Set problem - Repeat only the lines below that run from the line with "Generate a Python" to the line with "fit_load = [0.0, -2.965]", ends included; skip every picture.
* start *
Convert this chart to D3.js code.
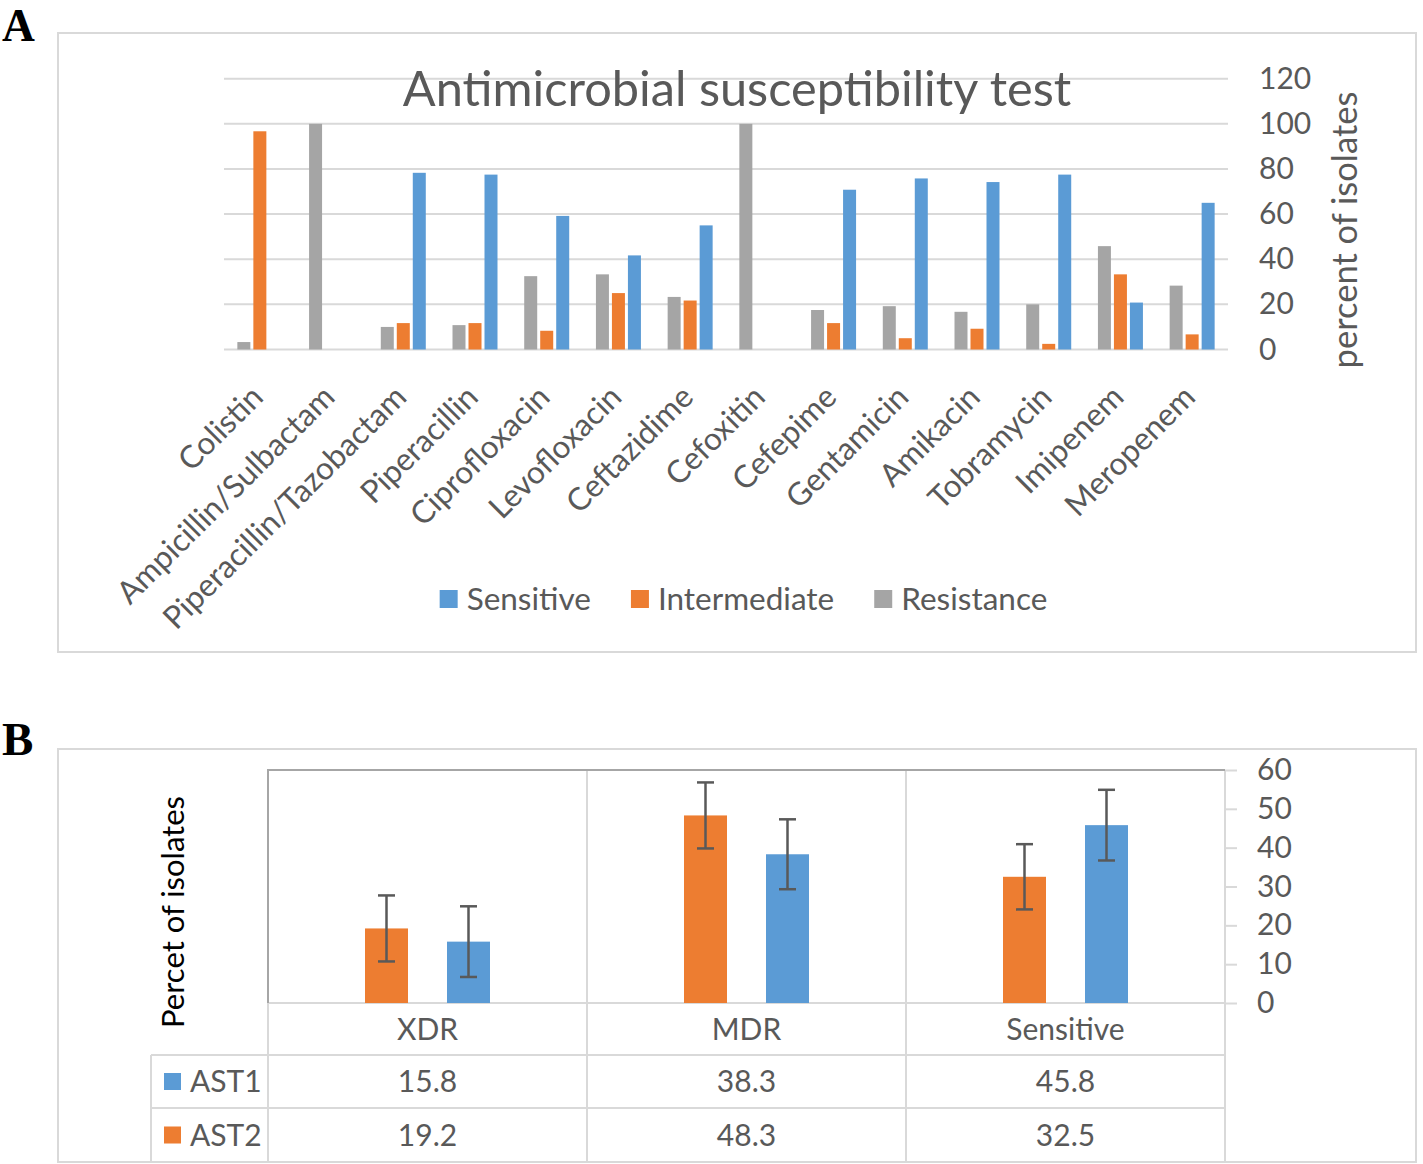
<!DOCTYPE html>
<html><head><meta charset="utf-8">
<script src="https://cdn.jsdelivr.net/npm/d3@7"></script>
<style>
body{margin:0;background:#fff}
svg{display:block}
text{font-family:Lato,"Open Sans",sans-serif}
</style>
</head><body>
<svg id="chart" width="1423" height="1164"></svg>
<script>
// ---------- Panel A data ----------
const categories = ["Colistin","Ampicillin/Sulbactam","Piperacillin/Tazobactam","Piperacillin","Ciprofloxacin","Levofloxacin","Ceftazidime","Cefoxitin","Cefepime","Gentamicin","Amikacin","Tobramycin","Imipenem","Meropenem"];
const legendA = ["Sensitive","Intermediate","Resistance"];
const barOrderA = ["Resistance","Intermediate","Sensitive"];
const sensitive    = [0, 0, 78.3, 77.5, 59.2, 41.7, 55.0, 0, 70.8, 75.8, 74.2, 77.5, 20.8, 65.0];
const intermediate = [96.7, 0, 11.7, 11.7, 8.3, 25.0, 21.7, 0, 11.7, 5.0, 9.2, 2.5, 33.3, 6.7];
const resistance   = [3.3, 100, 10.0, 10.8, 32.5, 33.3, 23.3, 100, 17.5, 19.2, 16.7, 20.0, 45.8, 28.3];
const ticksA = [0, 20, 40, 60, 80, 100, 120];

// ---------- Panel B data ----------
const categoriesB = ["XDR","MDR","Sensitive"];
const seriesB = ["AST1","AST2"];
const barOrderB = ["AST2","AST1"];
const ast1 = [15.8, 38.3, 45.8];
const ast2 = [19.2, 48.3, 32.5];
const ast1Err = [9.1, 9.0, 9.1];
const ast2Err = [8.5, 8.5, 8.4];
const ticksB = [0, 10, 20, 30, 40, 50, 60];

const colors = {Sensitive:"#5B9BD5", Intermediate:"#ED7D31", Resistance:"#A5A5A5", AST1:"#5B9BD5", AST2:"#ED7D31"};
const TXT = "#595959", GRID = "#D9D9D9";

const svg = d3.select("#chart");

// ============ PANEL A ============
const seriesValues = {Sensitive: sensitive, Intermediate: intermediate, Resistance: resistance};
svg.append("rect").attr("x",58).attr("y",33).attr("width",1358).attr("height",619)
  .attr("fill","none").attr("stroke",GRID).attr("stroke-width",2);
svg.append("text").attr("x",2).attr("y",40.5).text("A")
  .style("font-family","'Liberation Serif','Times New Roman',serif").style("font-weight","bold")
  .attr("font-size",45.5).attr("fill","#000");

const xA = d3.scaleBand().domain(categories).range([224,1228]).padding(0);
const yA = d3.scaleLinear().domain([0,120]).range([349.5,78.7]);
const xSubA = d3.scaleBand().domain(barOrderA).range([-22.5,22.5]).paddingInner(0.1875).paddingOuter(0);

// gridlines
svg.append("g").selectAll("line").data(ticksA).join("line")
  .attr("x1",224).attr("x2",1228).attr("y1",d=>yA(d)).attr("y2",d=>yA(d))
  .attr("stroke",GRID).attr("stroke-width",2);

// right axis labels
const axA = svg.append("g").attr("transform","translate(1228,0)")
  .call(d3.axisRight(yA).tickValues(ticksA).tickSize(0).tickPadding(31));
axA.select(".domain").remove();
axA.selectAll("text").attr("font-size",30).attr("fill",TXT).style("font-family","Lato,'Open Sans',sans-serif");

// bars
const gA = svg.append("g");
categories.forEach((c,i)=>{
  const cx = xA(c) + xA.bandwidth()/2;
  barOrderA.forEach(s=>{
    const v = seriesValues[s][i];
    if (v <= 0) return;
    gA.append("rect")
      .attr("x", cx + xSubA(s)).attr("width", xSubA.bandwidth())
      .attr("y", yA(v)).attr("height", yA(0)-yA(v))
      .attr("fill", colors[s]);
  });
});

// category labels
svg.append("g").selectAll("text").data(categories).join("text")
  .attr("transform",d=>`translate(${xA(d)+xA.bandwidth()/2-11},383) rotate(-45)`)
  .attr("text-anchor","end").attr("dy","0.72em")
  .attr("font-size",31.5).attr("fill",TXT).text(d=>d);

// title
svg.append("text").attr("x",737).attr("y",106).attr("text-anchor","middle")
  .attr("font-size",48.7).attr("fill",TXT).text("Antimicrobial susceptibility test");

// axis title
svg.append("text").attr("transform","translate(1357,230) rotate(-90)")
  .attr("text-anchor","middle").attr("font-size",34.5).attr("fill",TXT).text("percent of isolates");

// legend A
const legG = svg.append("g");
let lx = 0;
legendA.forEach(s=>{
  const g = legG.append("g").attr("transform",`translate(${lx},0)`);
  g.append("rect").attr("x",0).attr("y",-9).attr("width",18).attr("height",18).attr("fill",colors[s]);
  const t = g.append("text").attr("x",27).attr("y",0).attr("dy","0.35em")
    .attr("font-size",31.5).attr("fill",TXT).text(s);
  lx += 27 + t.node().getComputedTextLength() + 40;
});
const legW = lx - 40;
legG.attr("transform",`translate(${743.5 - legW/2},599)`);

// ============ PANEL B ============
svg.append("rect").attr("x",58).attr("y",749).attr("width",1358).attr("height",413)
  .attr("fill","none").attr("stroke",GRID).attr("stroke-width",2);
svg.append("text").attr("x",2).attr("y",755).text("B")
  .style("font-family","'Liberation Serif','Times New Roman',serif").style("font-weight","bold")
  .attr("font-size",47).attr("fill","#000");

const xB = d3.scaleBand().domain(categoriesB).range([268,1225]).padding(0);
const yB = d3.scaleLinear().domain([0,60]).range([1003,770]);
const xSubB = d3.scaleBand().domain(barOrderB).range([-62.5,62.5]).paddingInner(0.4756).paddingOuter(0);
const valsB = {AST1: ast1, AST2: ast2};
const errB = {AST1: ast1Err, AST2: ast2Err};

// table / grid lines
const tl = svg.append("g").attr("stroke",GRID).attr("stroke-width",2);
const colEdges = categoriesB.map(c=>xB(c)).concat([xB.range()[1]]);
colEdges.slice(1).forEach(x=>{
  tl.append("line").attr("x1",x).attr("x2",x).attr("y1",yB(60)).attr("y2",1162);
});
tl.append("line").attr("x1",268).attr("x2",268).attr("y1",yB(0)).attr("y2",1162);
tl.append("line").attr("x1",151).attr("x2",151).attr("y1",1055).attr("y2",1162);
tl.append("line").attr("x1",268).attr("x2",1225).attr("y1",yB(0)).attr("y2",yB(0));
tl.append("line").attr("x1",151).attr("x2",1225).attr("y1",1055).attr("y2",1055);
tl.append("line").attr("x1",151).attr("x2",1225).attr("y1",1108).attr("y2",1108);

// plot frame top + left (darker)
svg.append("path").attr("d",`M268,${yB(0)}V${yB(60)}H1225`).attr("fill","none")
  .attr("stroke","#A6A6A6").attr("stroke-width",2);

// right axis B with ticks
const axB = svg.append("g").attr("transform","translate(1225,0)")
  .call(d3.axisRight(yB).tickValues(ticksB).tickSize(12).tickPadding(20));
axB.select(".domain").remove();
axB.selectAll(".tick line").attr("stroke",GRID).attr("stroke-width",2);
axB.selectAll("text").attr("font-size",30).attr("fill",TXT).style("font-family","Lato,'Open Sans',sans-serif");

// bars + error bars
const gB = svg.append("g");
categoriesB.forEach((c,i)=>{
  const cx = xB(c) + xB.bandwidth()/2;
  barOrderB.forEach(s=>{
    const v = valsB[s][i], e = errB[s][i];
    const bx = cx + xSubB(s), bw = xSubB.bandwidth();
    gB.append("rect").attr("x",bx).attr("width",bw).attr("y",yB(v)).attr("height",yB(0)-yB(v))
      .attr("fill",colors[s]);
    const mx = bx + bw/2;
    const eg = gB.append("g").attr("stroke","#595959").attr("stroke-width",2.5);
    eg.append("line").attr("x1",mx).attr("x2",mx).attr("y1",yB(v+e)).attr("y2",yB(v-e));
    eg.append("line").attr("x1",mx-8.5).attr("x2",mx+8.5).attr("y1",yB(v+e)).attr("y2",yB(v+e));
    eg.append("line").attr("x1",mx-8.5).attr("x2",mx+8.5).attr("y1",yB(v-e)).attr("y2",yB(v-e));
  });
});

// category header row
svg.append("g").selectAll("text").data(categoriesB).join("text")
  .attr("x",d=>xB(d)+xB.bandwidth()/2).attr("y",1029).attr("dy","0.35em")
  .attr("text-anchor","middle").attr("font-size",30).attr("fill",TXT).text(d=>d);

// data rows
const rowY = {AST1: 1081.5, AST2: 1135};
seriesB.forEach(s=>{
  const y = rowY[s];
  svg.append("rect").attr("x",164).attr("y",y-8.5).attr("width",17).attr("height",17).attr("fill",colors[s]);
  svg.append("text").attr("x",190).attr("y",y).attr("dy","0.35em").attr("font-size",30).attr("fill",TXT).text(s);
  svg.append("g").selectAll("text").data(categoriesB).join("text")
    .attr("x",(d)=>xB(d)+xB.bandwidth()/2).attr("y",y).attr("dy","0.35em")
    .attr("text-anchor","middle").attr("font-size",30).attr("fill",TXT)
    .text((d,i)=>valsB[s][i].toFixed(1));
});

// y title B
svg.append("text").attr("transform","translate(184,912) rotate(-90)")
  .attr("text-anchor","middle").attr("font-size",31).attr("fill","#000").text("Percet of isolates");
</script>
</body></html>
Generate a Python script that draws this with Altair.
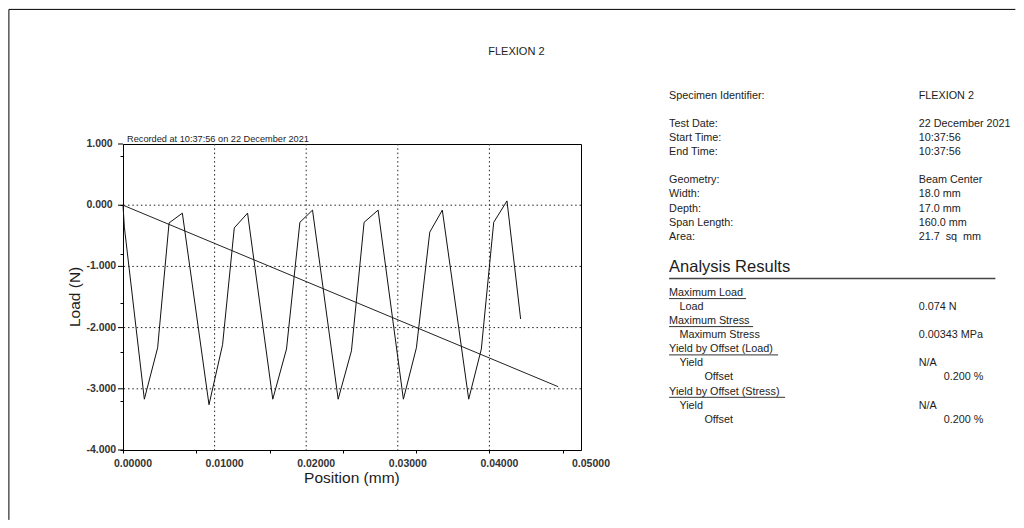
import altair as alt
import pandas as pd

# ---------------- data ----------------
position_mm = [0.0, 0.00015, 0.00233, 0.00378, 0.00503, 0.00648,
               0.00939, 0.01087, 0.01215, 0.01360,
               0.01635, 0.01785, 0.01931, 0.02069,
               0.02349, 0.02494, 0.02632, 0.02785,
               0.03061, 0.03203, 0.03349, 0.03486,
               0.03774, 0.03912, 0.04047, 0.04192,
               0.04341]
load_n = [0.0, -0.36, -3.17, -2.33, -0.29, -0.13,
          -3.26, -2.28, -0.37, -0.13,
          -3.17, -2.35, -0.28, -0.08,
          -3.17, -2.38, -0.28, -0.08,
          -3.17, -2.33, -0.44, -0.08,
          -3.17, -2.35, -0.28, 0.07,
          -1.86]

fit_position = [0.0, 0.0475]
fit_load = [0.0, -2.965]

x_grid = [0.01, 0.02, 0.03, 0.04]
y_grid = [0.0, -1.0, -2.0, -3.0]
x_ticks = [round(i * 0.001, 3) for i in range(51)]
y_ticks = [round(-4 + i * 0.1, 1) for i in range(51)]
x_label_values = [0.0, 0.01, 0.02, 0.03, 0.04, 0.05]
x_label_texts = ["0.00000", "0.01000", "0.02000", "0.03000", "0.04000", "0.05000"]
y_label_values = [1.0, 0.0, -1.0, -2.0, -3.0, -4.0]
y_label_texts = ["1.000", "0.000", "-1.000", "-2.000", "-3.000", "-4.000"]

title_text = "FLEXION 2"
recorded_text = "Recorded at 10:37:56 on 22 December 2021"
x_title = "Position (mm)"
y_title = "Load (N)"

info_labels = ["Specimen Identifier:", "Test Date:", "Start Time:", "End Time:",
               "Geometry:", "Width:", "Depth:", "Span Length:", "Area:"]
info_values = ["FLEXION 2", "22 December 2021", "10:37:56", "10:37:56",
               "Beam Center", "18.0 mm", "17.0 mm", "160.0 mm", "21.7\u00a0 sq\u00a0 mm"]
info_rows_y = [94.7, 122.7, 137.0, 151.0, 179.3, 193.3, 207.7, 221.7, 235.7]

results_heading = "Analysis Results"
results_labels = ["Maximum Load", "Load", "Maximum Stress", "Maximum Stress",
                  "Yield by Offset (Load)", "Yield", "Offset",
                  "Yield by Offset (Stress)", "Yield", "Offset"]
results_indent = [0, 1, 0, 1, 0, 1, 2, 0, 1, 2]
results_values = ["", "0.074 N", "", "0.00343 MPa", "", "N/A", "0.200 %", "", "N/A", "0.200 %"]
results_rows_y = [292.0, 306.3, 320.0, 334.0, 348.3, 362.3, 376.3, 390.7, 404.7, 419.0]
underline_widths = {0: 77, 2: 84, 4: 109, 7: 116}

# ---------------- layout (page pixels -> view pixels) ----------------
OX, OY = 122.6, 143.1
W, H = 458, 306
FONT = "Liberation Sans"
TXT = "#1c1c1c"
AXTXT = "#333"
label_x = 668.7
value_x = 918.3
indent_x = [668.7, 679.0, 704.0]
value_x_indent2 = 943.3

xs = alt.Scale(domain=[0, 0.05], nice=False, zero=False)
ys = alt.Scale(domain=[-4, 1], nice=False, zero=False)

series_df = pd.DataFrame({"pos": position_mm, "load": load_n, "idx": range(len(load_n))})
fit_df = pd.DataFrame({"pos": fit_position, "load": fit_load})

x_axis = alt.Axis(values=x_ticks, title=None, grid=False, labels=False,
                  tickSize=3, tickColor="black", domainColor="black")
y_axis = alt.Axis(values=y_ticks, title=None, grid=False, labels=False,
                  tickSize=3, tickColor="black", domainColor="black")

GRID_DASH = [1.5, 2.8]
xgrid = alt.Chart(pd.DataFrame({"pos": x_grid})).mark_rule(
    color="#222", strokeDash=GRID_DASH, strokeWidth=1).encode(x=alt.X("pos:Q", scale=xs))
ygrid = alt.Chart(pd.DataFrame({"load": y_grid})).mark_rule(
    color="#222", strokeDash=GRID_DASH, strokeWidth=1).encode(y=alt.Y("load:Q", scale=ys))

line = alt.Chart(series_df).mark_line(color="#111", strokeWidth=1).encode(
    x=alt.X("pos:Q", scale=xs, axis=x_axis),
    y=alt.Y("load:Q", scale=ys, axis=y_axis),
    order="idx:Q",
)
fit = alt.Chart(fit_df).mark_line(color="#222", strokeWidth=1).encode(
    x=alt.X("pos:Q", scale=xs), y=alt.Y("load:Q", scale=ys))

xlabels = alt.Chart(pd.DataFrame({"pos": x_label_values, "lab": x_label_texts})).mark_text(
    font=FONT, fontSize=10.5, fontWeight="bold", color=AXTXT, baseline="middle", align="center", dx=10).encode(
    x=alt.X("pos:Q", scale=xs), y=alt.value(463 - OY), text="lab:N")

ylabels = alt.Chart(pd.DataFrame({"load": y_label_values, "lab": y_label_texts})).mark_text(
    font=FONT, fontSize=10.5, fontWeight="bold", color=AXTXT, baseline="middle", align="left").encode(
    y=alt.Y("load:Q", scale=ys), x=alt.value(86 - OX), text="lab:N")

ymajor = alt.Chart(pd.DataFrame({"load": y_label_values})).mark_rule(color="black", strokeWidth=1).encode(
    y=alt.Y("load:Q", scale=ys), x=alt.value(-5), x2=alt.value(0))

# text table
rows = []
rows.append(dict(px=516 - OX, py=51 - OY, text=title_text, size=11, al="center", ang=0))
rows.append(dict(px=126.7 - OX, py=138.3 - OY, text=recorded_text, size=9.2, al="left", ang=0))
rows.append(dict(px=351.5 - OX, py=477 - OY, text=x_title, size=15.5, al="center", ang=0))
rows.append(dict(px=75 - OX, py=296 - OY, text=y_title, size=15.5, al="center", ang=270))
for lab, val, yy in zip(info_labels, info_values, info_rows_y):
    rows.append(dict(px=label_x - OX, py=yy - OY, text=lab, size=10.8, al="left", ang=0))
    rows.append(dict(px=value_x - OX, py=yy - OY, text=val, size=10.8, al="left", ang=0))
rows.append(dict(px=label_x - OX, py=266 - OY, text=results_heading, size=16.5, al="left", ang=0))
for lab, ind, val, yy in zip(results_labels, results_indent, results_values, results_rows_y):
    rows.append(dict(px=indent_x[ind] - OX, py=yy - OY, text=lab, size=10.8, al="left", ang=0))
    if val:
        vx = value_x_indent2 if ind == 2 else value_x
        rows.append(dict(px=vx - OX, py=yy - OY, text=val, size=10.8, al="left", ang=0))
text_df = pd.DataFrame(rows)


def text_layer(df, align, angle):
    return alt.Chart(df).mark_text(font=FONT, color=TXT, baseline="middle",
                                   align=align, angle=angle).encode(
        x=alt.X("px:Q", scale=None),
        y=alt.Y("py:Q", scale=None),
        text="text:N",
        size=alt.Size("size:Q", scale=None, legend=None),
    )


t_left = text_layer(text_df[text_df["al"] == "left"], "left", 0)
t_center = text_layer(text_df[(text_df["al"] == "center") & (text_df["ang"] == 0)], "center", 0)
t_rot = text_layer(text_df[text_df["ang"] == 270], "center", 270)

# underlines
ul_rows = []
for i, w in underline_widths.items():
    yy = results_rows_y[i] + 5.7
    ul_rows.append(dict(x0=label_x - OX, x1=label_x + w - OX, uy=yy - OY))
ul_df = pd.DataFrame(ul_rows)
underlines = alt.Chart(ul_df).mark_rule(color="#333", strokeWidth=1).encode(
    x=alt.X("x0:Q", scale=None), x2="x1:Q", y=alt.Y("uy:Q", scale=None))
heading_rule = alt.Chart(pd.DataFrame({"x0": [label_x - OX], "x1": [995 - OX], "uy": [277.7 - OY]})).mark_rule(
    color="#444", strokeWidth=1.5).encode(
    x=alt.X("x0:Q", scale=None), x2="x1:Q", y=alt.Y("uy:Q", scale=None))

# page border (left and top)
border_df = pd.DataFrame({
    "bx0": [8.5 - OX, 8.5 - OX],
    "bx1": [8.5 - OX, 1015 - OX],
    "by0": [8.5 - OY, 8.5 - OY],
    "by1": [519 - OY, 8.5 - OY],
})
border = alt.Chart(border_df).mark_rule(color="black", strokeWidth=1).encode(
    x=alt.X("bx0:Q", scale=None), x2="bx1:Q",
    y=alt.Y("by0:Q", scale=None), y2="by1:Q")

chart = alt.layer(
    xgrid, ygrid, fit, line, ymajor, xlabels, ylabels, t_left, t_center, t_rot,
    underlines, heading_rule, border
).properties(
    width=W, height=H, padding=0, background="white"
).configure_view(stroke="black", strokeWidth=1)

chart.save("out.html", embed_options={"renderer": "svg", "actions": False})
* end *
Final result -
Generate a Python script that draws this with Altair.
import altair as alt
import pandas as pd

# ---------------- data ----------------
position_mm = [0.0, 0.00015, 0.00233, 0.00378, 0.00503, 0.00648,
               0.00939, 0.01087, 0.01215, 0.01360,
               0.01635, 0.01785, 0.01931, 0.02069,
               0.02349, 0.02494, 0.02632, 0.02785,
               0.03061, 0.03203, 0.03349, 0.03486,
               0.03774, 0.03912, 0.04047, 0.04192,
               0.04341]
load_n = [0.0, -0.36, -3.17, -2.33, -0.29, -0.13,
          -3.26, -2.28, -0.37, -0.13,
          -3.17, -2.35, -0.28, -0.08,
          -3.17, -2.38, -0.28, -0.08,
          -3.17, -2.33, -0.44, -0.08,
          -3.17, -2.35, -0.28, 0.07,
          -1.86]

fit_position = [0.0, 0.0475]
fit_load = [0.0, -2.965]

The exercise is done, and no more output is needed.